_Materials provided_:
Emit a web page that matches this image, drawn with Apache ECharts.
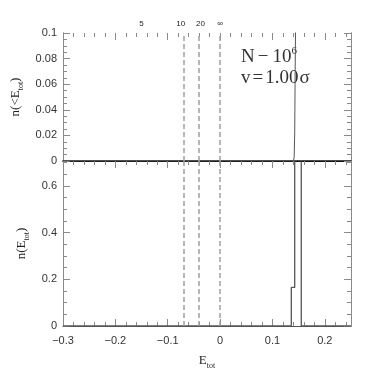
<!DOCTYPE html>
<html><head><meta charset="utf-8">
<script src="https://cdn.jsdelivr.net/npm/echarts@6/dist/echarts.min.js"></script>
<style>html,body{margin:0;padding:0;background:#fff}#c{width:371px;height:371px}</style>
</head><body><div id="c"></div>
<script>
// ---- data ----
const cumE = [-0.3, 0.1400, 0.1415, 0.1425, 0.1432, 0.1440, 0.1450];
const cumN = [0, 0, 0.003, 0.022, 0.06, 0.1, 0.2];
const histEdges = [-0.3, 0.136, 0.1425, 0.155, 0.25];
const histVals = [0, 0.165, 0.83, 0];
const dashE = [-0.075, -0.0375, 0];
const topLabelE = [-0.15, -0.075, -0.0375, 0];
const topLabelText = ['5', '10', '20', '\u221E'];
const annot1 = ['N', '\u2212', '10'];
const annot1Sup = '6';
const annot2 = ['v', '=', '1.00', '\u03C3'];

const xMin = -0.3, xMax = 0.25;
const tickCol = '#8a8a8a', lblCol = '#333';
const sans = 'Liberation Sans';

function fmt(v){ if (Math.abs(v) < 1e-9) return '0'; return String(+v.toFixed(3)).replace('-', '\u2212'); }

function xa(grid, pos, interval, len, extra){
  return Object.assign({
    type:'value', gridIndex:grid, position:pos, min:xMin, max:xMax, interval:interval,
    axisLine:{show:false, onZero:false},
    axisTick:{show:len>0, inside:true, length:len, lineStyle:{color:tickCol}},
    axisLabel:{show:false}, splitLine:{show:false}
  }, extra||{});
}
function ya(grid, pos, max, interval, len, extra){
  return Object.assign({
    type:'value', gridIndex:grid, position:pos, min:0, max:max, interval:interval,
    axisLine:{show:true, onZero:false, lineStyle:{color:tickCol}},
    axisTick:{show:true, inside:true, length:len, lineStyle:{color:tickCol}},
    axisLabel:{show:false}, splitLine:{show:false}
  }, extra||{});
}
const nameRich = {
  n:{fontFamily:'Liberation Serif', fontSize:13, color:'#222', lineHeight:18},
  s:{fontFamily:'Liberation Serif', fontSize:8, color:'#222', lineHeight:18, verticalAlign:'bottom'}
};
const yLbl = {show:true, color:lblCol, fontFamily:sans, fontSize:11, margin:6, showMaxLabel:true, formatter:fmt};
const serifTok = {fontFamily:'Liberation Serif', fontSize:19, fill:'#333', lineHeight:22};

const option = {
  animation:false,
  backgroundColor:'#fff',
  grid:[
    {left:63, right:20, top:33, height:128},
    {left:63, right:20, top:161, height:167}
  ],
  xAxis:[
    xa(0,'bottom',0.1,0,{axisLine:{show:true,onZero:false,lineStyle:{color:'#111',width:1.5}}}),
    xa(0,'top',0.1,7),
    xa(0,'top',0.02,4),
    xa(0,'top',0.1,0,{axisLabel:{show:true, customValues:topLabelE, margin:5, fontFamily:sans, fontSize:8, color:'#222',
        formatter:function(v){ const i = topLabelE.findIndex(t=>Math.abs(t-v)<1e-6); return i>=0?topLabelText[i]:''; }}}),
    xa(1,'bottom',0.1,7,{axisLine:{show:true,onZero:false,lineStyle:{color:'#555'}},
        axisLabel:{show:true, color:lblCol, fontFamily:sans, fontSize:11, margin:9, showMaxLabel:false, formatter:fmt},
        name:'{n|E}{s|tot}', nameLocation:'middle', nameGap:26, nameTextStyle:{rich:nameRich}}),
    xa(1,'bottom',0.02,4),
    xa(1,'top',0.1,7,{axisLine:{show:true,onZero:false,lineStyle:{color:'#111',width:1}}}),
    xa(1,'top',0.02,4)
  ],
  yAxis:[
    ya(0,'left',0.1,0.02,7,{axisLabel:yLbl, name:'{n|n(<E}{s|tot}{n|)}', nameLocation:'middle', nameGap:30, nameTextStyle:{rich:nameRich}}),
    ya(0,'left',0.1,0.005,4),
    ya(0,'right',0.1,0.02,7),
    ya(0,'right',0.1,0.005,4),
    ya(1,'left',0.706,0.2,7,{axisLabel:Object.assign({},yLbl,{showMaxLabel:false}), name:'{n|n(E}{s|tot}{n|)}', nameLocation:'middle', nameGap:29, nameTextStyle:{rich:nameRich}}),
    ya(1,'left',0.706,0.05,4),
    ya(1,'right',0.706,0.2,7),
    ya(1,'right',0.706,0.05,4)
  ],
  series:[
    {type:'line', xAxisIndex:0, yAxisIndex:0, symbol:'none', clip:true,
     data:cumE.map((e,i)=>[e,cumN[i]]), lineStyle:{color:'#555',width:1},
     markLine:{silent:true, symbol:['none','none'], label:{show:false},
       lineStyle:{color:'#a0a0a0', width:1.5, type:[5,3]}, data:dashE.map(v=>({xAxis:v}))}},
    {type:'line', xAxisIndex:4, yAxisIndex:4, symbol:'none', clip:true, step:'end',
     data:histEdges.map((e,i)=>[e, i<histVals.length?histVals[i]:histVals[histVals.length-1]]), lineStyle:{color:'#555',width:1.3},
     markLine:{silent:true, symbol:['none','none'], label:{show:false},
       lineStyle:{color:'#a0a0a0', width:1.5, type:[5,3]}, data:dashE.map(v=>({xAxis:v}))}}
  ],
  graphic:[
    {type:'text', left:241, top:46, style:{
      text:'{a|'+annot1[0]+'}{m|'+annot1[1]+'}{a|'+annot1[2]+'}{b|'+annot1Sup+'}', rich:{
      a:serifTok,
      m:Object.assign({}, serifTok, {padding:[0,4,0,3]}),
      b:{fontFamily:'Liberation Serif', fontSize:11, fill:'#333', lineHeight:22, verticalAlign:'top'}}}},
    {type:'text', left:241, top:69, style:{
      text:'{a|'+annot2[0]+'}{m|'+annot2[1]+'}{a|'+annot2[2]+'}{a|'+annot2[3]+'}', rich:{
      a:Object.assign({}, serifTok, {padding:[0,1,0,0]}),
      m:Object.assign({}, serifTok, {padding:[0,2,0,1]})}}}
  ]
};
echarts.init(document.getElementById('c')).setOption(option);
</script></body></html>
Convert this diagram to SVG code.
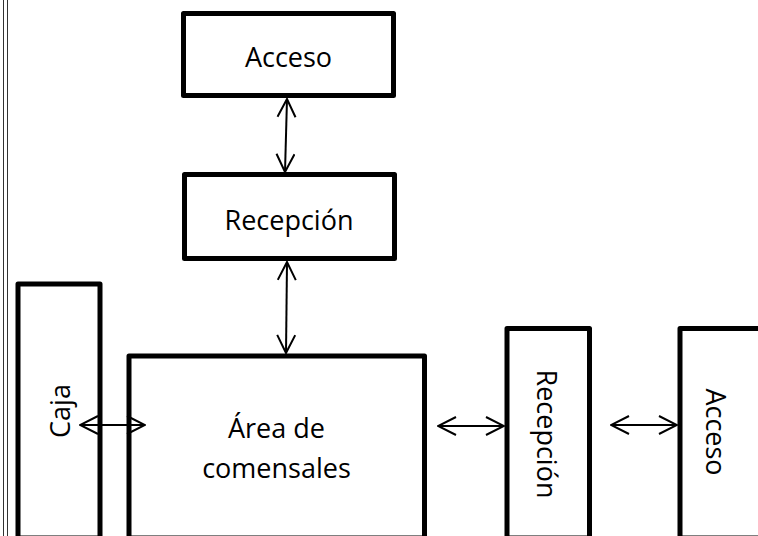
<svg xmlns="http://www.w3.org/2000/svg" width="758" height="536" viewBox="0 0 758 536">
  <style>
    .box { fill: #ffffff; stroke: #000000; stroke-width: 5; stroke-linejoin: round; }
    .lbl { font-family: "Open Sans", "Noto Sans", "DejaVu Sans", sans-serif; font-size: 27px; fill: #000000; text-anchor: middle; }
    .conn { stroke: #000000; stroke-width: 2; fill: none; marker-start: url(#head); marker-end: url(#head); }
    .border { stroke: #333333; stroke-width: 1; }
  </style>
  <defs>
    <marker id="head" viewBox="0 0 20 20" refX="19" refY="10" markerWidth="20" markerHeight="20" markerUnits="userSpaceOnUse" orient="auto-start-reverse">
      <path d="M1,1 L19,10 L1,19" fill="none" stroke="#000000" stroke-width="2"/>
    </marker>
  </defs>
  <rect width="758" height="536" fill="#ffffff"/>
  <line class="border" x1="3.5" y1="0" x2="3.5" y2="536"/>
  <line class="border" x1="7.5" y1="0" x2="7.5" y2="536"/>

  <g id="acceso-top">
    <rect class="box" x="183.5" y="13.5" width="210" height="82"/>
    <text class="lbl" x="288.5" y="67">Acceso</text>
  </g>
  <g id="recepcion-top">
    <rect class="box" x="184.5" y="174.5" width="210" height="84"/>
    <text class="lbl" x="289" y="230">Recepción</text>
  </g>
  <g id="caja">
    <rect class="box" x="18" y="284" width="82" height="254"/>
    <text class="lbl" transform="translate(70,411) rotate(-90)">Caja</text>
  </g>
  <g id="area-comensales">
    <rect class="box" x="129" y="356" width="295.5" height="182"/>
    <text class="lbl" x="276.5" y="438">Área de</text>
    <text class="lbl" x="276.5" y="478">comensales</text>
  </g>
  <g id="recepcion-right">
    <rect class="box" x="507" y="328.5" width="82.5" height="209.5"/>
    <text class="lbl" transform="translate(537,434) rotate(90)">Recepción</text>
  </g>
  <g id="acceso-right">
    <rect class="box" x="680" y="328.5" width="120" height="209.5"/>
    <text class="lbl" transform="translate(706,432) rotate(90)">Acceso</text>
  </g>

  <g id="connectors">
    <line class="conn" x1="287" y1="99" x2="285" y2="172"/>
    <line class="conn" x1="287" y1="262" x2="286" y2="353"/>
    <line class="conn" x1="80" y1="425" x2="145" y2="425"/>
    <line class="conn" x1="438" y1="426" x2="504" y2="426"/>
    <line class="conn" x1="611" y1="425" x2="677" y2="425"/>
  </g>
</svg>
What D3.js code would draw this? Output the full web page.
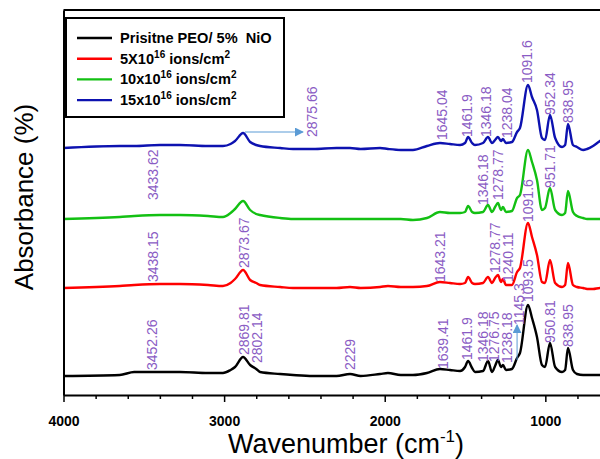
<!DOCTYPE html>
<html>
<head>
<meta charset="utf-8">
<script src="https://cdn.jsdelivr.net/npm/d3@7"></script>
<style>
body{margin:0;background:#fff;}
text{font-family:"Liberation Sans",Arial,sans-serif;}
</style>
</head>
<body>
<script>
// wavenumber grid shared by all four spectra (cm-1)
var wavenumbers = [4000,3650,3560,3400,3275,3100,3007,2960,2932,2882,2838,2800,2776,2651,2571,2447,2300,2216,2150,2029,
  1980,1900,1824,1737,1656,1594,1531,1500,1481,1456,1438,1388,1357,1332,1313,1295,1276,1264,1245,1208,
  1176,1158,1108,1083,1052,1021,1002,971,939,896,877,859,828,803,765,740,703,660,560];

var pristine = [0.19,0.20,0.23,0.23,0.23,0.22,0.22,0.25,0.28,0.38,0.30,0.26,0.23,0.21,0.20,0.19,0.19,0.21,0.19,0.21,
  0.22,0.20,0.20,0.22,0.26,0.25,0.24,0.28,0.34,0.27,0.23,0.24,0.34,0.23,0.29,0.35,0.28,0.30,0.25,0.26,
  0.37,0.42,0.90,0.77,0.58,0.30,0.28,0.52,0.28,0.23,0.25,0.47,0.25,0.21,0.20,0.20,0.20,0.20,0.20];
var dose5 = [1.07,1.09,1.10,1.11,1.11,1.10,1.09,1.12,1.16,1.25,1.15,1.12,1.10,1.08,1.07,1.07,1.07,1.08,1.07,1.08,
  1.09,1.08,1.08,1.09,1.13,1.12,1.11,1.12,1.18,1.12,1.11,1.12,1.18,1.12,1.17,1.20,1.13,1.16,1.10,1.10,
  1.23,1.27,1.72,1.58,1.40,1.13,1.12,1.35,1.12,1.08,1.10,1.32,1.10,1.08,1.07,1.06,1.06,1.07,1.07];
var dose10 = [1.76,1.78,1.79,1.80,1.80,1.79,1.78,1.82,1.86,1.94,1.85,1.81,1.80,1.77,1.76,1.76,1.76,1.76,1.76,1.76,
  1.76,1.76,1.75,1.77,1.83,1.82,1.82,1.83,1.89,1.83,1.82,1.83,1.90,1.83,1.88,1.92,1.85,1.88,1.83,1.84,
  1.97,2.00,2.45,2.33,2.15,1.85,1.87,2.07,1.85,1.80,1.82,2.04,1.83,1.79,1.77,1.76,1.76,1.76,1.76];
var dose15 = [2.47,2.49,2.49,2.50,2.50,2.49,2.49,2.51,2.54,2.62,2.53,2.50,2.49,2.47,2.46,2.46,2.47,2.47,2.46,2.47,
  2.46,2.45,2.45,2.49,2.52,2.51,2.50,2.52,2.58,2.52,2.50,2.52,2.58,2.52,2.55,2.58,2.54,2.56,2.52,2.53,
  2.63,2.67,3.10,2.98,2.85,2.57,2.55,2.80,2.57,2.48,2.50,2.71,2.50,2.48,2.45,2.46,2.49,2.54,2.60];

var seriesColors = ["#000000","#ff0000","#13c013","#0d12b0"];
// legend text: parts alternate normal / superscript
var legendText = [
  ["Prisitne PEO/ 5%\u00a0 NiO"],
  ["5X10","16"," ions/cm","2"],
  ["10x10","16"," ions/cm","2"],
  ["15x10","16"," ions/cm","2"]
];

var majorTicks = [4000,3000,2000,1000];
var minorTicks = [3800,3600,3400,3200,2800,2600,2400,2200,1800,1600,1400,1200,800,600];

// peak labels: [text, wavenumber position, absorbance at bottom of text]
var labelsPristine = [["3452.26",3449,0.25],["2869.81",2876,0.40],["2802.14",2795,0.32],["2229",2216,0.25],
  ["1639.41",1637,0.26],["1461.9",1487,0.35],["1346.18",1387,0.33],["1276.75",1320,0.33],["1238.18",1239,0.32],
  ["1145.3",1164,0.70],["1093.5",1108,0.93],["950.81",971,0.52],["838.95",859,0.48]];
var labels5 = [["3438.15",3443,1.13],["2873.67",2876,1.27],["1643.21",1656,1.13],["1278.77",1313,1.22],
  ["1240.11",1232,1.13],["1091.6",1108,1.73]];
var labels10 = [["3433.62",3443,1.95],["1346.18",1387,1.90],["1278.77",1295,1.95],["951.71",971,2.07]];
var labels15 = [["2875.66",2453,2.58],["1645.04",1643,2.55],["1461.9",1487,2.58],["1346.18",1369,2.58],
  ["1238.04",1239,2.57],["1091.6",1114,3.12],["952.34",971,2.80],["838.95",859,2.72]];
// arrows: [w1, a1, w2, a2]
var arrows = [[2870,2.63,2509,2.63],[1176,0.35,1176,0.70]];

var W = 600, H = 459;
var x = d3.scaleLinear().domain([4000,400]).range([63.5,641.7]);
var y = d3.scaleLinear().domain([0,3.85]).range([395,10]);

var svg = d3.select("body").append("svg").attr("width",W).attr("height",H);

svg.append("defs").append("marker")
  .attr("id","arr").attr("viewBox","0 0 10 10").attr("refX",9).attr("refY",5)
  .attr("markerWidth",9).attr("markerHeight",9).attr("orient","auto").attr("markerUnits","userSpaceOnUse")
  .append("path").attr("d","M0,0 L10,5 L0,10 Z").attr("fill","#5b9bd5");

var line = d3.line()
  .x(function(d){ return x(d[0]); })
  .y(function(d){ return y(d[1]); })
  .curve(d3.curveMonotoneX);

var allSeries = [pristine,dose5,dose10,dose15];
allSeries.forEach(function(vals,i){
  svg.append("path")
    .datum(wavenumbers.map(function(w,j){ return [w,vals[j]]; }))
    .attr("fill","none")
    .attr("stroke",seriesColors[i])
    .attr("stroke-width",2.4)
    .attr("stroke-linejoin","round")
    .attr("d",line);
});

// peak labels
var allLabels = [].concat(labelsPristine,labels5,labels10,labels15);
svg.selectAll("text.peak")
  .data(allLabels)
  .enter().append("text")
    .attr("class","peak")
    .attr("transform",function(d){ return "translate("+(x(d[1])+5)+","+y(d[2])+") rotate(-90)"; })
    .attr("font-size",14)
    .attr("fill","#8a5cc4")
    .text(function(d){ return d[0]; });

svg.selectAll("line.arrow")
  .data(arrows)
  .enter().append("line")
    .attr("class","arrow")
    .attr("x1",function(d){ return x(d[0]); })
    .attr("y1",function(d){ return y(d[1]); })
    .attr("x2",function(d){ return x(d[2]); })
    .attr("y2",function(d){ return y(d[3]); })
    .attr("stroke","#5b9bd5")
    .attr("stroke-width",1)
    .attr("marker-end","url(#arr)");

// axes
var xAxis = d3.axisBottom(x).tickValues(majorTicks).tickSize(7).tickSizeOuter(0).tickPadding(14).tickFormat(d3.format("d"));
var gx = svg.append("g").attr("transform","translate(0,395)").call(xAxis);
gx.select(".domain").attr("stroke-width",2);
gx.selectAll(".tick line").attr("stroke-width",1.5);
gx.selectAll(".tick text").attr("font-size",14).attr("font-weight","bold").attr("font-family","'Liberation Sans',Arial,sans-serif");

var gm = svg.append("g").attr("transform","translate(0,395)")
  .call(d3.axisBottom(x).tickValues(minorTicks).tickSize(4).tickSizeOuter(0).tickFormat(""));
gm.select(".domain").remove();
gm.selectAll(".tick line").attr("stroke-width",1.5);

var gy = svg.append("g").attr("transform","translate(63.5,0)")
  .call(d3.axisLeft(y).tickValues([]).tickSizeOuter(0));
gy.select(".domain").attr("stroke-width",2);

// top frame
svg.append("line").attr("x1",63.5).attr("x2",W).attr("y1",y(3.85)).attr("y2",y(3.85))
  .attr("stroke","#000").attr("stroke-width",2);

// axis titles
svg.append("text")
  .attr("transform","translate(33,197) rotate(-90)")
  .attr("text-anchor","middle")
  .attr("font-size",26)
  .text("Absorbance (%)");

var xt = svg.append("text")
  .attr("x",346).attr("y",453)
  .attr("text-anchor","middle")
  .attr("font-size",27);
xt.append("tspan").text("Wavenumber (cm");
xt.append("tspan").attr("font-size",17).attr("dy",-11).text("-1");
xt.append("tspan").attr("dy",11).text(")");

// legend
var lg = svg.append("g");
lg.append("rect").attr("x",66).attr("y",18).attr("width",218).attr("height",99)
  .attr("fill","#fff").attr("stroke","#000").attr("stroke-width",2);
legendText.forEach(function(parts,i){
  var ly = 38 + i*20.7;
  lg.append("line").attr("x1",77).attr("x2",112).attr("y1",ly).attr("y2",ly)
    .attr("stroke",seriesColors[i]).attr("stroke-width",2.4);
  var t = lg.append("text").attr("x",120).attr("y",ly+5)
    .attr("font-size",14.6).attr("font-weight","bold");
  parts.forEach(function(p,k){
    var sup = k % 2 === 1;
    t.append("tspan")
      .attr("font-size",sup ? 10 : 14.6)
      .attr("dy",k === 0 ? 0 : (sup ? -6 : 6))
      .text(p);
  });
});
</script>
</body>
</html>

_Your instructions_: Copy out every line of the material above that mentions the word "code".

_Task result_:
Convert this diagram to SVG code.
What D3.js code would draw this? Output the full web page.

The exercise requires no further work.